The third reason is Byron Scott’s coaching style and presence. Last year, I will fully admit that I had some serious doubts when it came to Byron Scott keeping his team motivated through the 26-game losing streak. This season, the focus on defense has made a huge difference and it’s allowed them to win some games that offensively speaking, they should have had zero chance of winning. When the Cavaliers fired Mike Brown, I regretted it primarily for the loss of defensive culture that I assumed would follow. Instead, it went on a one-year hiatus, and the Cavaliers are now playing team defense in a scrappy manner, even with several players who are poor individual defenders. Finishing the game with Irving, Gibson, Gee, Jamison, and Thompson has been a common occurence since Andy went down, and three of those five players have really stepped up their defensive game. Even though the Cavaliers rank just 20th in defensive efficiency, they’re light years ahead of last season, and they play their best defense in the final quarter.

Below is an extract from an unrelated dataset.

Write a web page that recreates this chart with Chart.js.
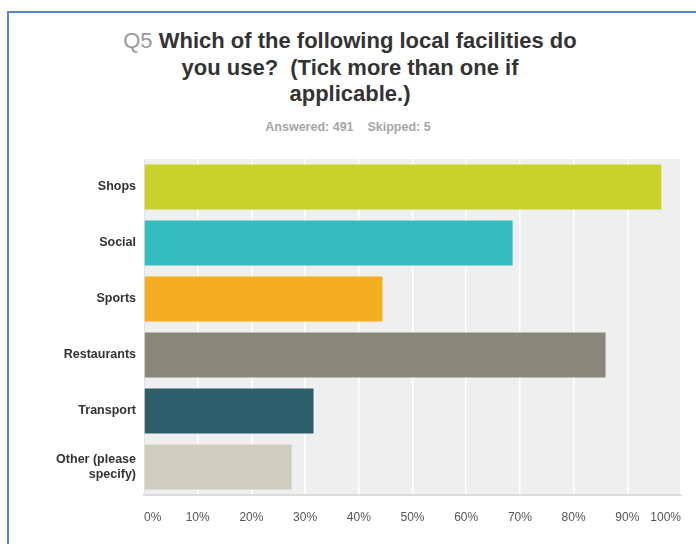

Now, I mentioned above that Jamison has carried them through some tough offensive games. However, there is no doubt in my mind that the right thing to do is find another home for not just Antawn, but for Ramon Sessions as well. These two have been excellent catalysts, providing a safety net for the young players to improve their game in a low-pressure environment. With some confidence gained, a few banner wins under their belts, and their feet firmly on the ground, it’s time to turn those two still productive players into assets that will aid this team in the years ahead. I don’t know specifically who would want Jamison, but I believe someone will certainly take a chance with him carving out a bench role, despite his porous defense. As for Sessions, who knows if he will choose to pick up his option and remain a backup behind Kyrie for another season. Trade him now, and get something for him.
If the Cavaliers trade Jamison and Sessions and this team becomes one relying heavily on Kyrie, Gee, Varejao (when he returns), and Thompson, that’s not a bad thing at all. The team will probably lose more games and sink a little bit more into the middle of the lottery (currently, they have the 10th worst record). If they don’t, though, you can’t fault a completely young unit for making a playoff run. While I’m strongly opposed to any short-term acquisitions, if the team sneaks into the postseason on its own, I can’t be angry with that. At this point, barring multiple injuries, I don’t think the Cavaliers are going to fall much lower than 6th or 7th in the lottery odds. With Anthony Davis, Harrison Barnes, and Michael Kidd-Gilchrist likely off the board by then, is there that much difference in the talent between 6-7 versus 10-12?
So, to quote Scott from last week, “Accept the losses, but desire the wins.” I’m not expecting the Cavaliers to make the playoffs this season, but I’m also not expecting them to wind up with the fourth or fifth best odds at the top pick either. Wherever they end up landing in the draft, it will be up to Chris Grant and company to do their due diligence and find another few pieces (don’t forget the two second round picks, one from the Hornets) to add to this up and coming team.